Une des caractéristiques du travail de Delphine panique, c’est son appui sur un dessin simplifié confinant au symbole et à l’abstraction, un trait sans modulation qui appartient à la petite famille des minimalistes. Une famille dans laquelle on trouve évidemment John Porcellino, James Kochalka, en Angleterre Tom Gauld, et en francophonie Emilie Plateau, José Parrondo ou Jérôme Ruillier par exemple. L’histoire du strip regorge d’exemples, et les réseaux sociaux regorgent de petites histoires avec des personnages bâtons, c’est donc une famille importante. La simplification du dessin est parfois le signe d’une pauvreté de moyen assumée, parfois une forme d’épure obtenue par le travail de plusieurs années. Chez John Porcellino, un des pères fondateurs, c’est même devenu une position philosophique comme en atteste la figure de Diogène le Cynique aussi appelé Diogène le chien, ce grec qui désira se débarrasser de toute superficialité, y compris la pudeur[1]. Ce dessin est plutôt employé dans le champ du comics strip pour des raisons d’efficacité narrative, et dans la bande dessinée indé pour donner accès à une certaine poésie du monde.

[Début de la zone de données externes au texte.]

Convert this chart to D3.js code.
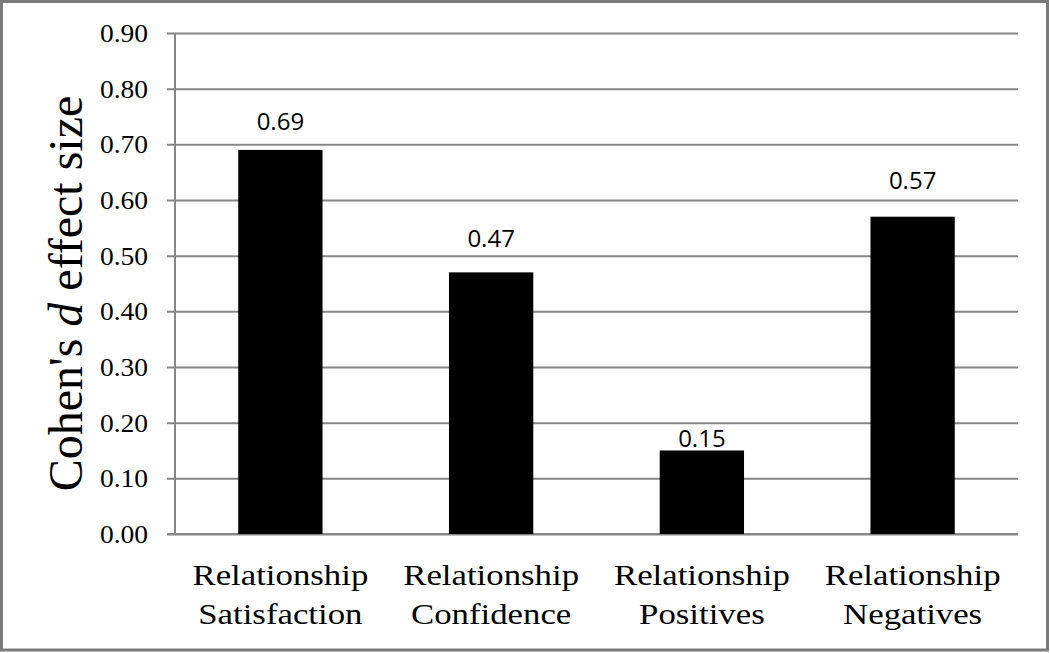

C’est le cas de Porcellino qui évoque la vie dans la campagne américaine, les paysages de collines de l’Illinois et les micro événements de la vie. D’une manière différente, José Parrondo construit des univers surréalistes avec des objets qui parlent et des jeux logiques qui mettent à profit le rapport texte-image spécifique à la bande dessinée. Mais ce type de dessin peut être utilisé pour décrire des univers plus sombres, en créant un décalage entre le côté kawaii du dessin et la description de situations et d’événements plus durs. C’est le cas d’Emilie Plateau, qui a employé des dessins minuscules pour parler d’emprise, de dépression, de coming out ou encore de racisme, et c’est le cas de Delphine Panique.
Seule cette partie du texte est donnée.